Наконец мы поравнялись с горой у устья Бивачного. Мы снова пересекаем ледник, выходим к его борту и на маленькой скалистой площадке останавливаемся на ночлег.
Пока караванщики развьючивают лошадей, мы с Шияновым проходим немного дальше вперёд, до поворота на Бивачный. Перед нами — тот же унылый моренный пейзаж, грандиозный хаос серых ледяных бугров, крутые ледяные срезы, грязные озерки. Скалы на левом берегу ледника сильно выветрены. Они образуют целую каменную армию «монашек», больших остроконечных столбов, стоящих правильными рядами.
Но в верхней части ледника Бивачного картина сразу меняется. Ледник слева окаймлён грядой высоких снежных пиков. Они выстроились одна за другой, словно наряд караула, охраняющего вход в самое сердце неисследованной области, в самую глубину горного узла Западного Памира.

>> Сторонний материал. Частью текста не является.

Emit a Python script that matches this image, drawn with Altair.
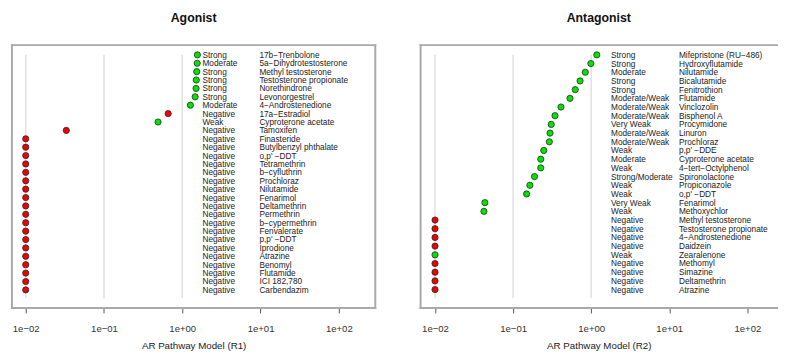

Мы раскладываем на плоском камне карту, ориентируем её и начинаем определять: широкий, ближе других к нам стоящий массив светлорозового камня, увенчанный фирновой макушкой, — пик Реввоенсовета, 6330 метров , за ним — чёрная отвесная стена, вздыбленная в давней космической катастрофе, — пик Ворошилова, 6660 метров , вдали — ровный скалистый конус со снежной вершиной, похожей на сахарную голову, — пик Орджоникидзе, 6330 метров.
За пиком Орджоникидзе мы различаем ещё одну вершину. Она почти закрыта своим соседом и кажется гораздо ниже его. Видна только часть широкого снежного шатра.
Мы сверяемся с картой. Сверяемся дважды, трижды, боясь ошибиться. Сомнений нет — это пик Сталина, высочайшая вершина СССР, одна из высочайших вершин мира — 7 495 метров.